Encyclopedia of Anti-Revisionism On-Line

Hundreds Meet on World Situation. Discuss Threat of World War


First Published: The Worker for the Milwaukee Area and Wisconsin, Vol. 2, No. 3, December 1976.
Transcription, Editing and Markup: Paul Saba
Copyright: This work is in the Public Domain under the Creative Commons Common Deed. You can freely copy, distribute and display this work; as well as make derivative and commercial works. Please credit the Encyclopedia of Anti-Revisionism On-Line as your source, include the url to this work, and note any of the transcribers, editors & proofreaders above.


On November 20, over 2300 people took part in a New York City conference to discuss the international situation, including the growing threat of war, the development of revolutionary struggles worldwide, and what it all means for the American people.

Only a little while after the end of the war in Vietnam, many people smell another war in the wind. The rulers of the US and the USSR are talking about detente, but both sides are stockpiling more and more weapons. At the same time, as people in the Mideast and Africa are rising up for their liberation, we hear all sorts of warnings from our own and the Soviet rulers that these struggles are threatening to explode into war.

It’s this situation which led so many people to come to the New York, conference. The participants included people who have recently come forward in the workers’ movement, many students and youth, other people previously active in the movement against the Vietnam War, teachers and intellectuals and others. They came with a sharpening sense of the threat of wars of aggression, even world war. They wanted to debate how this affects the American people, and how we can struggle against this possibility. They wanted to discuss how these struggles of other peoples in the world are related to our own struggles. Above all, they wanted to understand things clearly so that they could take action.

The conference began in the morning with some introductory speeches on how to see things in the world today. The discussion broke down into workshops in the afternoon.

The first set focused on the issues and tasks arising in particular areas and countries (Angola, Latin America, Southern Africa, East and Southeast Asia, Mid East and the Arabian Gulf Area, and Europe); the second on specific questions (US Foreign Policy, the Nature and role of the Soviet Union, China’s Foreign Policy, the Third World and the New Economic Order, Fascist States and Junior Partners of imperialism, Detente and Disarmament.) Then there was a debate at night.
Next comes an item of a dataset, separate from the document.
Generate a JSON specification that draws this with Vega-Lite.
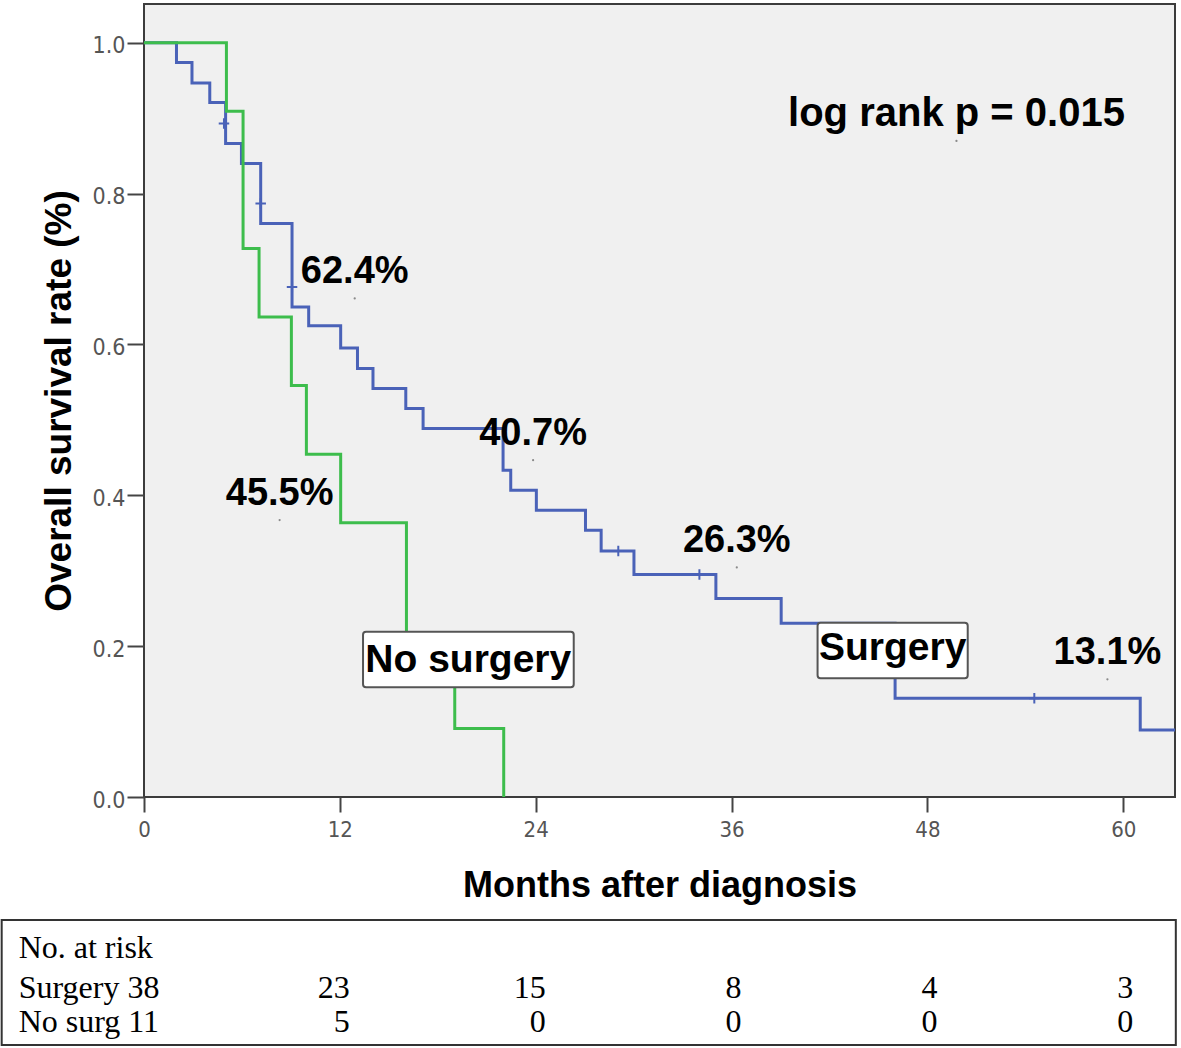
{
  "$schema": "https://vega.github.io/schema/vega-lite/v6.json",
  "width": 1031,
  "height": 793,
  "autosize": {"type": "none"},
  "padding": {"left": 144, "top": 4, "right": 6, "bottom": 251},
  "background": "white",
  "config": {
    "view": {"fill": "#f0f0f0", "stroke": "#3c3c3c", "strokeWidth": 2},
    "axis": {"grid": false, "domain": false, "labelFlush": false, "labelOverlap": false}
  },
  "datasets": {
    "curves": [
      {"group": "Surgery", "month": 0, "surv": 1.0},
      {"group": "Surgery", "month": 1.99, "surv": 0.9736},
      {"group": "Surgery", "month": 2.94, "surv": 0.9466},
      {"group": "Surgery", "month": 4.03, "surv": 0.9206},
      {"group": "Surgery", "month": 5.0, "surv": 0.8663},
      {"group": "Surgery", "month": 5.97, "surv": 0.8398},
      {"group": "Surgery", "month": 7.15, "surv": 0.7603},
      {"group": "Surgery", "month": 9.07, "surv": 0.6497},
      {"group": "Surgery", "month": 10.09, "surv": 0.6246},
      {"group": "Surgery", "month": 12.05, "surv": 0.5954},
      {"group": "Surgery", "month": 13.08, "surv": 0.5681},
      {"group": "Surgery", "month": 14.03, "surv": 0.5416},
      {"group": "Surgery", "month": 16.04, "surv": 0.5151},
      {"group": "Surgery", "month": 17.1, "surv": 0.4886},
      {"group": "Surgery", "month": 22.0, "surv": 0.4333},
      {"group": "Surgery", "month": 22.47, "surv": 0.4068},
      {"group": "Surgery", "month": 24.04, "surv": 0.3803},
      {"group": "Surgery", "month": 27.05, "surv": 0.3538},
      {"group": "Surgery", "month": 28.01, "surv": 0.326},
      {"group": "Surgery", "month": 30.02, "surv": 0.2951},
      {"group": "Surgery", "month": 35.04, "surv": 0.2633},
      {"group": "Surgery", "month": 39.04, "surv": 0.2302},
      {"group": "Surgery", "month": 46.02, "surv": 0.1308},
      {"group": "Surgery", "month": 61.04, "surv": 0.0888},
      {"group": "Surgery", "month": 63.17, "surv": 0.0888},
      {"group": "No surgery", "month": 0, "surv": 1.0},
      {"group": "No surgery", "month": 5.05, "surv": 0.9091},
      {"group": "No surgery", "month": 6.07, "surv": 0.7273},
      {"group": "No surgery", "month": 7.05, "surv": 0.6364},
      {"group": "No surgery", "month": 9.03, "surv": 0.5455},
      {"group": "No surgery", "month": 9.95, "surv": 0.4545},
      {"group": "No surgery", "month": 12.05, "surv": 0.3636},
      {"group": "No surgery", "month": 16.08, "surv": 0.1818},
      {"group": "No surgery", "month": 19.04, "surv": 0.0909},
      {"group": "No surgery", "month": 22.04, "surv": 0.0}
    ],
    "censor": [
      {"group": "Surgery", "month": 4.9, "surv": 0.8928},
      {"group": "Surgery", "month": 7.15, "surv": 0.7868},
      {"group": "Surgery", "month": 9.07, "surv": 0.676},
      {"group": "Surgery", "month": 29.06, "surv": 0.326},
      {"group": "Surgery", "month": 34.03, "surv": 0.2951},
      {"group": "Surgery", "month": 54.55, "surv": 0.1308}
    ],
    "notes": [
      {"label": "62.4%", "month": 12.91, "surv": 0.6609},
      {"label": "45.5%", "month": 8.31, "surv": 0.3671},
      {"label": "40.7%", "month": 23.84, "surv": 0.4466},
      {"label": "26.3%", "month": 36.32, "surv": 0.3044},
      {"label": "13.1%", "month": 59.03, "surv": 0.156}
    ],
    "pnote": [
      {"label": "log rank p = 0.015", "month": 49.78, "surv": 0.8697}
    ],
    "boxes": [
      {"label": "No surgery", "x0": 13.42, "x1": 26.33, "y0": 0.1454, "y1": 0.2191, "mid": 19.87, "base": 0.166},
      {"label": "Surgery", "x0": 41.27, "x1": 50.47, "y0": 0.1573, "y1": 0.231, "mid": 45.87, "base": 0.1816}
    ],
    "risk": [
      {"group": "Surgery", "month": 12, "n": 23},
      {"group": "Surgery", "month": 24, "n": 15},
      {"group": "Surgery", "month": 36, "n": 8},
      {"group": "Surgery", "month": 48, "n": 4},
      {"group": "Surgery", "month": 60, "n": 3},
      {"group": "No surgery", "month": 12, "n": 5},
      {"group": "No surgery", "month": 24, "n": 0},
      {"group": "No surgery", "month": 36, "n": 0},
      {"group": "No surgery", "month": 48, "n": 0},
      {"group": "No surgery", "month": 60, "n": 0}
    ]
  },
  "layer": [
    {
      "data": {"name": "curves"},
      "transform": [{"filter": "datum.group === 'Surgery'"}],
      "mark": {"type": "line", "interpolate": "step-after", "strokeWidth": 3},
      "encoding": {
        "x": {
          "field": "month", "type": "quantitative",
          "scale": {"domain": [0, 63.17], "nice": false, "zero": false},
          "axis": {
            "values": [0, 12, 24, 36, 48, 60],
            "tickSize": 15, "tickWidth": 2, "tickColor": "#444444",
            "labelFont": "Liberation Sans Narrow, Arial Narrow, DejaVu Sans Condensed, Liberation Sans",
            "labelFontSize": 22, "labelColor": "#555555", "labelPadding": 7,
            "title": "Months after diagnosis",
            "titleFont": "Liberation Sans", "titleFontSize": 36, "titleFontWeight": "bold",
            "titleColor": "#000000", "titleY": 99, "titleBaseline": "alphabetic"
          }
        },
        "y": {
          "field": "surv", "type": "quantitative",
          "scale": {"domain": [0, 1.0513], "nice": false, "zero": false},
          "axis": {
            "values": [0, 0.2, 0.4, 0.6, 0.8, 1.0], "format": ".1f",
            "tickSize": 17, "tickWidth": 2, "tickColor": "#444444",
            "labelFont": "Liberation Sans Narrow, Arial Narrow, DejaVu Sans Condensed, Liberation Sans",
            "labelFontSize": 23, "labelColor": "#555555", "labelPadding": 2, "labelOffset": 3,
            "title": "Overall survival rate (%)",
            "titleFont": "Liberation Sans", "titleFontSize": 37, "titleFontWeight": "bold",
            "titleColor": "#000000", "titleX": -73.5, "titleBaseline": "alphabetic"
          }
        },
        "color": {
          "field": "group", "type": "nominal",
          "scale": {"domain": ["Surgery", "No surgery"], "range": ["#4a62b8", "#3dbd4c"]},
          "legend": null
        }
      }
    },
    {
      "data": {"name": "censor"},
      "mark": {"type": "point", "shape": "M-1,0H1M0,-1V1", "filled": false, "strokeWidth": 2, "size": 110, "opacity": 1},
      "encoding": {
        "x": {"field": "month", "type": "quantitative"},
        "y": {"field": "surv", "type": "quantitative"},
        "color": {"field": "group", "type": "nominal"}
      }
    },
    {
      "data": {"name": "curves"},
      "transform": [{"filter": "datum.group === 'No surgery'"}],
      "mark": {"type": "line", "interpolate": "step-after", "strokeWidth": 3},
      "encoding": {
        "x": {"field": "month", "type": "quantitative"},
        "y": {"field": "surv", "type": "quantitative"},
        "color": {"field": "group", "type": "nominal"}
      }
    },
    {
      "data": {"name": "boxes"},
      "mark": {"type": "rect", "fill": "white", "stroke": "#555555", "strokeWidth": 2, "cornerRadius": 3},
      "encoding": {
        "x": {"field": "x0", "type": "quantitative"},
        "x2": {"field": "x1"},
        "y": {"field": "y0", "type": "quantitative"},
        "y2": {"field": "y1"}
      }
    },
    {
      "data": {"name": "boxes"},
      "mark": {"type": "text", "font": "Liberation Sans", "fontWeight": "bold", "fontSize": 39, "align": "center", "baseline": "alphabetic", "color": "#000000"},
      "encoding": {
        "x": {"field": "mid", "type": "quantitative"},
        "y": {"field": "base", "type": "quantitative"},
        "text": {"field": "label"}
      }
    },
    {
      "data": {"name": "notes"},
      "mark": {"type": "point", "filled": true, "size": 5, "color": "#8a8a8a", "opacity": 1},
      "encoding": {
        "x": {"field": "month", "type": "quantitative"},
        "y": {"field": "surv", "type": "quantitative"}
      }
    },
    {
      "data": {"name": "notes"},
      "mark": {"type": "text", "font": "Liberation Sans", "fontWeight": "bold", "fontSize": 38, "align": "center", "baseline": "alphabetic", "dy": -15, "color": "#000000"},
      "encoding": {
        "x": {"field": "month", "type": "quantitative"},
        "y": {"field": "surv", "type": "quantitative"},
        "text": {"field": "label"}
      }
    },
    {
      "data": {"name": "pnote"},
      "mark": {"type": "point", "filled": true, "size": 5, "color": "#8a8a8a", "opacity": 1},
      "encoding": {
        "x": {"field": "month", "type": "quantitative"},
        "y": {"field": "surv", "type": "quantitative"}
      }
    },
    {
      "data": {"name": "pnote"},
      "mark": {"type": "text", "font": "Liberation Sans", "fontWeight": "bold", "fontSize": 40, "align": "center", "baseline": "alphabetic", "dy": -15, "color": "#000000"},
      "encoding": {
        "x": {"field": "month", "type": "quantitative"},
        "y": {"field": "surv", "type": "quantitative"},
        "text": {"field": "label"}
      }
    },
    {
      "data": {"values": [{"table": "No. at risk"}]},
      "mark": {"type": "rect", "fill": "white", "stroke": "#333333", "strokeWidth": 2},
      "encoding": {
        "x": {"datum": -8.72, "type": "quantitative"},
        "x2": {"datum": 63.22},
        "y": {"datum": -0.163, "type": "quantitative"},
        "y2": {"datum": -0.3287}
      }
    },
    {
      "data": {"values": [{"label": "No. at risk"}]},
      "mark": {"type": "text", "font": "Liberation Serif", "fontSize": 32, "align": "left", "baseline": "alphabetic", "color": "#000000"},
      "encoding": {
        "x": {"datum": -7.68, "type": "quantitative"},
        "y": {"datum": -0.2138, "type": "quantitative"},
        "text": {"field": "label"}
      }
    },
    {
      "data": {"values": [{"label": "Surgery 38"}]},
      "mark": {"type": "text", "font": "Liberation Serif", "fontSize": 32, "align": "left", "baseline": "alphabetic", "color": "#000000"},
      "encoding": {
        "x": {"datum": -7.68, "type": "quantitative"},
        "y": {"datum": -0.2664, "type": "quantitative"},
        "text": {"field": "label"}
      }
    },
    {
      "data": {"values": [{"label": "No surg 11"}]},
      "mark": {"type": "text", "font": "Liberation Serif", "fontSize": 32, "align": "left", "baseline": "alphabetic", "color": "#000000"},
      "encoding": {
        "x": {"datum": -7.68, "type": "quantitative"},
        "y": {"datum": -0.311, "type": "quantitative"},
        "text": {"field": "label"}
      }
    },
    {
      "data": {"name": "risk"},
      "transform": [{"filter": "datum.group === 'Surgery'"}],
      "mark": {"type": "text", "font": "Liberation Serif", "fontSize": 32, "align": "right", "baseline": "alphabetic", "dx": 10, "color": "#000000"},
      "encoding": {
        "x": {"field": "month", "type": "quantitative"},
        "y": {"datum": -0.2664, "type": "quantitative"},
        "text": {"field": "n"}
      }
    },
    {
      "data": {"name": "risk"},
      "transform": [{"filter": "datum.group === 'No surgery'"}],
      "mark": {"type": "text", "font": "Liberation Serif", "fontSize": 32, "align": "right", "baseline": "alphabetic", "dx": 10, "color": "#000000"},
      "encoding": {
        "x": {"field": "month", "type": "quantitative"},
        "y": {"datum": -0.311, "type": "quantitative"},
        "text": {"field": "n"}
      }
    }
  ]
}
Basically the discussion and debate boiled down to three different points of view. Some people said that the main thing shaping the course of world events today is, as it was in the ’60s, the struggle against US domination by the people of the underdeveloped countries. In this picture, the Soviet Union is seen as a lesser factor. The other two views both said that the rise of the Soviet Union as a capitalist – not socialist – country since Khruschev took over and especially since their growth today into a major power rivaling the US across the globe was an extremely important question. In fact their rivalry was leading toward world war.

But those with this opinion in common drew quite different conclusions. Some argued that because the Soviet Union is such an aggressive danger, particularly to socialist China, it must be seen as the main enemy of the world. A third position, put forward by members and supporters of the Revolutionary Communist Party and other people, argued that the people have no stake in backing either side in this superpower conflict–which amounts to rivalry in worldwide robbery–or in the war this rivalry every interest in especially opposing our own rulers, opposing all aggression and interference, in standing with all those–especially our fellow, working people around the world–who resist it, and in fact, in struggling to overthrow our own rulers who have already dragged us into so many of their wars.

The conference was not meant to arrive at any unified conclusion or to form any sort of on going coalition. But it served an important purpose–to bring together many different kinds of forces who have been politically active around these kinds of questions in order to discuss and debate what stand to take and how to move forward.

Through this discussion there developed a better understanding by more people of what stand to take on these issues, which is an important step, since only a correct understanding of what’s going on and what to do about it will make it possible for the masses of people in this country to stand up and fight for their own interests and the interests of the overwhelming majority of the world’s people. Further, the conference made it clear that it is necessary and possible to find ways to unite all who can be united to carry out concrete action opposing the aggression, interference and war preparation of the US imperialists in this country and both superpowers internationally and support the struggles of the peoples of the world, such as right now in southern Africa.